Answer:
Surprise Check
The surprise checks constitute an important part of normal audit procedures. Audit procedures cannot consist merely of any set of rules to be applied to all and every situation but must be allowed to develop in the light of experience with regard to the circumstances of each audit. An element of surprise can significantly improve the effectiveness of an audit and therefore, wherever practicable, an element of surprise should be incorporated into the audit programme.

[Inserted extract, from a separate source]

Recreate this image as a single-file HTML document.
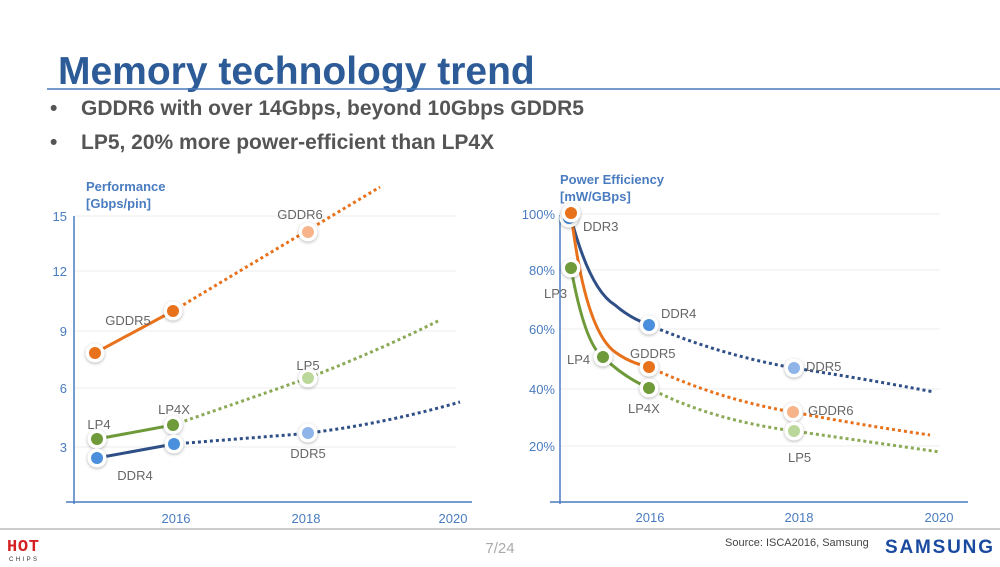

Surprise checks are mainly intended to ascertain whether the system of internal control is operating effectively and whether the accounting and other records are prepared concurrently and kept up to date. It has often been found that manipulations and frauds are facilitated under a system of book keeping, which does not give proper emphasis to the need to keep the books up to date. Errors in book keeping are often indicative of weaknesses in internal control, which may be taken advantage of in order to perpetrate frauds or manipulations. Surprise checks are useful method of determining whether or not such errors exit and where they exist, of bringing the matter promptly to the attention of the management so that corrective action is taken immediately. Consequently, surprise visits by the auditor can exercise a good moral check on the client’s staff.
Test Check
The auditor according to his best judgment, having regard to the nature, size and materiality of transactions, picks up the entries for examination. Normally, entries involving large amounts or relating to material accounts are seen exhaustively and entries are picked up for verification at random from the remainder according to certain plan. Sometimes, entries are checked for a few specified months exhaustively and the rest go unchecked. Though it is state that the technique is an adaptation of the sampling theory, it is in reality far from it. It lacks any acceptable basis and gives the auditor no idea about the degree of reliability that can place on the findings for application to the whole set of entries. The so-called random picking is not random in the statistical sense. To be truly random, the selection should be free from any bias that is possible only through a statistical process and by reference to the random under tables. The only quality that this technique can claim lies in its keenness to cover amounts and material accounts. Even if errors, fraud etc. remain undetected in the part not checked, they‟re not likely to be too big as to upset the truth and fairness of the financial statement.